Challenge:
Copy every line, leaving nothing out and adding nothing.

:: Source data ::

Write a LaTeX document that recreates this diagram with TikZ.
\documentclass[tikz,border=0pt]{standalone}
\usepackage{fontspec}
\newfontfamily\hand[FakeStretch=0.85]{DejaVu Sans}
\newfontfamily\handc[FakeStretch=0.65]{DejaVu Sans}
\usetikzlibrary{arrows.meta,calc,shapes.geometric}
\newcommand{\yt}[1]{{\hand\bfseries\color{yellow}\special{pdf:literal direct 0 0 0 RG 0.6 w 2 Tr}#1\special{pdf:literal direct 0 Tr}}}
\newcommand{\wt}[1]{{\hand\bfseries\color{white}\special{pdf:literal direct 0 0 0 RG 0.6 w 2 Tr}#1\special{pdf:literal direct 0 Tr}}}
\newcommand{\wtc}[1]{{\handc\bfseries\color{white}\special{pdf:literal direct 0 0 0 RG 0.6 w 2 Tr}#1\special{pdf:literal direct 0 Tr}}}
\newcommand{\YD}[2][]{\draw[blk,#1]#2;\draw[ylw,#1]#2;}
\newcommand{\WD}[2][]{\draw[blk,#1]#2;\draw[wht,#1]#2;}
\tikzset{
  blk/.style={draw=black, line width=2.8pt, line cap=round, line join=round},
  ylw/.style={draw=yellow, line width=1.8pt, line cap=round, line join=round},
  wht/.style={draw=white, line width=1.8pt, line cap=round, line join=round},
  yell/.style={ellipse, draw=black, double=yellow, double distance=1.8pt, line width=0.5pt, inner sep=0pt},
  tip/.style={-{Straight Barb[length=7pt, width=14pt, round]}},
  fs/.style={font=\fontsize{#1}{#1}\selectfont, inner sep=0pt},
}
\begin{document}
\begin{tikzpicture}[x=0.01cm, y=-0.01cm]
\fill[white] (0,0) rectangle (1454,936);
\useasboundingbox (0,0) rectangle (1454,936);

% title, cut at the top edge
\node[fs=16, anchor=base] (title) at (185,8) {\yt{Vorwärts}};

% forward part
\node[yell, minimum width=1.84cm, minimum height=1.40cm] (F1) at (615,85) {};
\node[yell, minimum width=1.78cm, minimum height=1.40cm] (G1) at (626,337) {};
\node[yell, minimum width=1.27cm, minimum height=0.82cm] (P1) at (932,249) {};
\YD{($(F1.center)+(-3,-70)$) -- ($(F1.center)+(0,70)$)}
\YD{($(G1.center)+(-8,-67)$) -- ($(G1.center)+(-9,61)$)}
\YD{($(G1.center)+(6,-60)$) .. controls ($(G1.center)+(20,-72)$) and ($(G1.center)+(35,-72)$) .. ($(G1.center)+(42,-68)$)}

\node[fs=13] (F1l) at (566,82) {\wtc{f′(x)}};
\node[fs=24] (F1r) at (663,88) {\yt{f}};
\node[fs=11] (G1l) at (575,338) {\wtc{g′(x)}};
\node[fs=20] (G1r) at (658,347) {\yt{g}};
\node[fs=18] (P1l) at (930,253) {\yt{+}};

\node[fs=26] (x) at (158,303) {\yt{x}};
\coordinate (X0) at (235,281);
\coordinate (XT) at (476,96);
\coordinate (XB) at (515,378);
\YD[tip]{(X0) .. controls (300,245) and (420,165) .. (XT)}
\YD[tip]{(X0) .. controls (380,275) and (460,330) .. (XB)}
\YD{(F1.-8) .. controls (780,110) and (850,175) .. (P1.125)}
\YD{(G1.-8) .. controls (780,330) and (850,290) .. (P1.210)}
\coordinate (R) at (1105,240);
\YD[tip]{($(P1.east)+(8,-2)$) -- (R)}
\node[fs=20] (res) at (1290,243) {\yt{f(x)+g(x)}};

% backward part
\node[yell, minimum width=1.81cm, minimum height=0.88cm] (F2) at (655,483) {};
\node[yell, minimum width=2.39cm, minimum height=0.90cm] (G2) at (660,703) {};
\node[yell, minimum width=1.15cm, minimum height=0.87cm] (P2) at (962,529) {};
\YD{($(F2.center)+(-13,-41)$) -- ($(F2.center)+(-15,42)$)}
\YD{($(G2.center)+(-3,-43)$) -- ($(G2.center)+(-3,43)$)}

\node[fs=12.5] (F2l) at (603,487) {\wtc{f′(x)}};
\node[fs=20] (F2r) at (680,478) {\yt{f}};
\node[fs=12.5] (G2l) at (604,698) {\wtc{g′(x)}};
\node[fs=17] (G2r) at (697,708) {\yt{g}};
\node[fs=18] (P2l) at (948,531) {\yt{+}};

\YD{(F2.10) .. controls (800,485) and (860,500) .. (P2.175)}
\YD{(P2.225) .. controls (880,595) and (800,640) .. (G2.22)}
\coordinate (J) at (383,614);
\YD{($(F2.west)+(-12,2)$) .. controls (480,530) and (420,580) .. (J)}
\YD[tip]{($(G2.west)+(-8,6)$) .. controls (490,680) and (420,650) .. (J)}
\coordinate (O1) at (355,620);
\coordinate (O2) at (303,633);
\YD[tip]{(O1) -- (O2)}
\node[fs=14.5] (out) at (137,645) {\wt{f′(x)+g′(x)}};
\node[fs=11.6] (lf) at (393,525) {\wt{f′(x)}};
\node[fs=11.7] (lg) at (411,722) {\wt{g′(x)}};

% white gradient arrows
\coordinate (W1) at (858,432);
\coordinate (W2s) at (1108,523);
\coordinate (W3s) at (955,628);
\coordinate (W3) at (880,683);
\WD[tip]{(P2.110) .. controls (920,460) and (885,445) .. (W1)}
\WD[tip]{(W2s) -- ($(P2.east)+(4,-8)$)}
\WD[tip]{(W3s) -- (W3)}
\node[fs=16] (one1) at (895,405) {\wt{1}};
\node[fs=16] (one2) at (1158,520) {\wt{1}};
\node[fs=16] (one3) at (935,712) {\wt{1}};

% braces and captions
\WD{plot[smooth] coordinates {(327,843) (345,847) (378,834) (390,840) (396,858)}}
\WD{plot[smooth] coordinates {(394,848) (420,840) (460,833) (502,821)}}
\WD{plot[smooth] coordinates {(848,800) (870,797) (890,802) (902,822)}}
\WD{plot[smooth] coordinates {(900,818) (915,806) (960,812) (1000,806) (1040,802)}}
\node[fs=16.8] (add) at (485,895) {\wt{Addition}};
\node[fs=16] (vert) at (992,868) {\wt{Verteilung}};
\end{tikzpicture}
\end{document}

:::

Complete output:
Write a LaTeX document that recreates this diagram with TikZ.
\documentclass[tikz,border=0pt]{standalone}
\usepackage{fontspec}
\newfontfamily\hand[FakeStretch=0.85]{DejaVu Sans}
\newfontfamily\handc[FakeStretch=0.65]{DejaVu Sans}
\usetikzlibrary{arrows.meta,calc,shapes.geometric}
\newcommand{\yt}[1]{{\hand\bfseries\color{yellow}\special{pdf:literal direct 0 0 0 RG 0.6 w 2 Tr}#1\special{pdf:literal direct 0 Tr}}}
\newcommand{\wt}[1]{{\hand\bfseries\color{white}\special{pdf:literal direct 0 0 0 RG 0.6 w 2 Tr}#1\special{pdf:literal direct 0 Tr}}}
\newcommand{\wtc}[1]{{\handc\bfseries\color{white}\special{pdf:literal direct 0 0 0 RG 0.6 w 2 Tr}#1\special{pdf:literal direct 0 Tr}}}
\newcommand{\YD}[2][]{\draw[blk,#1]#2;\draw[ylw,#1]#2;}
\newcommand{\WD}[2][]{\draw[blk,#1]#2;\draw[wht,#1]#2;}
\tikzset{
  blk/.style={draw=black, line width=2.8pt, line cap=round, line join=round},
  ylw/.style={draw=yellow, line width=1.8pt, line cap=round, line join=round},
  wht/.style={draw=white, line width=1.8pt, line cap=round, line join=round},
  yell/.style={ellipse, draw=black, double=yellow, double distance=1.8pt, line width=0.5pt, inner sep=0pt},
  tip/.style={-{Straight Barb[length=7pt, width=14pt, round]}},
  fs/.style={font=\fontsize{#1}{#1}\selectfont, inner sep=0pt},
}
\begin{document}
\begin{tikzpicture}[x=0.01cm, y=-0.01cm]
\fill[white] (0,0) rectangle (1454,936);
\useasboundingbox (0,0) rectangle (1454,936);

% title, cut at the top edge
\node[fs=16, anchor=base] (title) at (185,8) {\yt{Vorwärts}};

% forward part
\node[yell, minimum width=1.84cm, minimum height=1.40cm] (F1) at (615,85) {};
\node[yell, minimum width=1.78cm, minimum height=1.40cm] (G1) at (626,337) {};
\node[yell, minimum width=1.27cm, minimum height=0.82cm] (P1) at (932,249) {};
\YD{($(F1.center)+(-3,-70)$) -- ($(F1.center)+(0,70)$)}
\YD{($(G1.center)+(-8,-67)$) -- ($(G1.center)+(-9,61)$)}
\YD{($(G1.center)+(6,-60)$) .. controls ($(G1.center)+(20,-72)$) and ($(G1.center)+(35,-72)$) .. ($(G1.center)+(42,-68)$)}

\node[fs=13] (F1l) at (566,82) {\wtc{f′(x)}};
\node[fs=24] (F1r) at (663,88) {\yt{f}};
\node[fs=11] (G1l) at (575,338) {\wtc{g′(x)}};
\node[fs=20] (G1r) at (658,347) {\yt{g}};
\node[fs=18] (P1l) at (930,253) {\yt{+}};

\node[fs=26] (x) at (158,303) {\yt{x}};
\coordinate (X0) at (235,281);
\coordinate (XT) at (476,96);
\coordinate (XB) at (515,378);
\YD[tip]{(X0) .. controls (300,245) and (420,165) .. (XT)}
\YD[tip]{(X0) .. controls (380,275) and (460,330) .. (XB)}
\YD{(F1.-8) .. controls (780,110) and (850,175) .. (P1.125)}
\YD{(G1.-8) .. controls (780,330) and (850,290) .. (P1.210)}
\coordinate (R) at (1105,240);
\YD[tip]{($(P1.east)+(8,-2)$) -- (R)}
\node[fs=20] (res) at (1290,243) {\yt{f(x)+g(x)}};

% backward part
\node[yell, minimum width=1.81cm, minimum height=0.88cm] (F2) at (655,483) {};
\node[yell, minimum width=2.39cm, minimum height=0.90cm] (G2) at (660,703) {};
\node[yell, minimum width=1.15cm, minimum height=0.87cm] (P2) at (962,529) {};
\YD{($(F2.center)+(-13,-41)$) -- ($(F2.center)+(-15,42)$)}
\YD{($(G2.center)+(-3,-43)$) -- ($(G2.center)+(-3,43)$)}

\node[fs=12.5] (F2l) at (603,487) {\wtc{f′(x)}};
\node[fs=20] (F2r) at (680,478) {\yt{f}};
\node[fs=12.5] (G2l) at (604,698) {\wtc{g′(x)}};
\node[fs=17] (G2r) at (697,708) {\yt{g}};
\node[fs=18] (P2l) at (948,531) {\yt{+}};

\YD{(F2.10) .. controls (800,485) and (860,500) .. (P2.175)}
\YD{(P2.225) .. controls (880,595) and (800,640) .. (G2.22)}
\coordinate (J) at (383,614);
\YD{($(F2.west)+(-12,2)$) .. controls (480,530) and (420,580) .. (J)}
\YD[tip]{($(G2.west)+(-8,6)$) .. controls (490,680) and (420,650) .. (J)}
\coordinate (O1) at (355,620);
\coordinate (O2) at (303,633);
\YD[tip]{(O1) -- (O2)}
\node[fs=14.5] (out) at (137,645) {\wt{f′(x)+g′(x)}};
\node[fs=11.6] (lf) at (393,525) {\wt{f′(x)}};
\node[fs=11.7] (lg) at (411,722) {\wt{g′(x)}};

% white gradient arrows
\coordinate (W1) at (858,432);
\coordinate (W2s) at (1108,523);
\coordinate (W3s) at (955,628);
\coordinate (W3) at (880,683);
\WD[tip]{(P2.110) .. controls (920,460) and (885,445) .. (W1)}
\WD[tip]{(W2s) -- ($(P2.east)+(4,-8)$)}
\WD[tip]{(W3s) -- (W3)}
\node[fs=16] (one1) at (895,405) {\wt{1}};
\node[fs=16] (one2) at (1158,520) {\wt{1}};
\node[fs=16] (one3) at (935,712) {\wt{1}};

% braces and captions
\WD{plot[smooth] coordinates {(327,843) (345,847) (378,834) (390,840) (396,858)}}
\WD{plot[smooth] coordinates {(394,848) (420,840) (460,833) (502,821)}}
\WD{plot[smooth] coordinates {(848,800) (870,797) (890,802) (902,822)}}
\WD{plot[smooth] coordinates {(900,818) (915,806) (960,812) (1000,806) (1040,802)}}
\node[fs=16.8] (add) at (485,895) {\wt{Addition}};
\node[fs=16] (vert) at (992,868) {\wt{Verteilung}};
\end{tikzpicture}
\end{document}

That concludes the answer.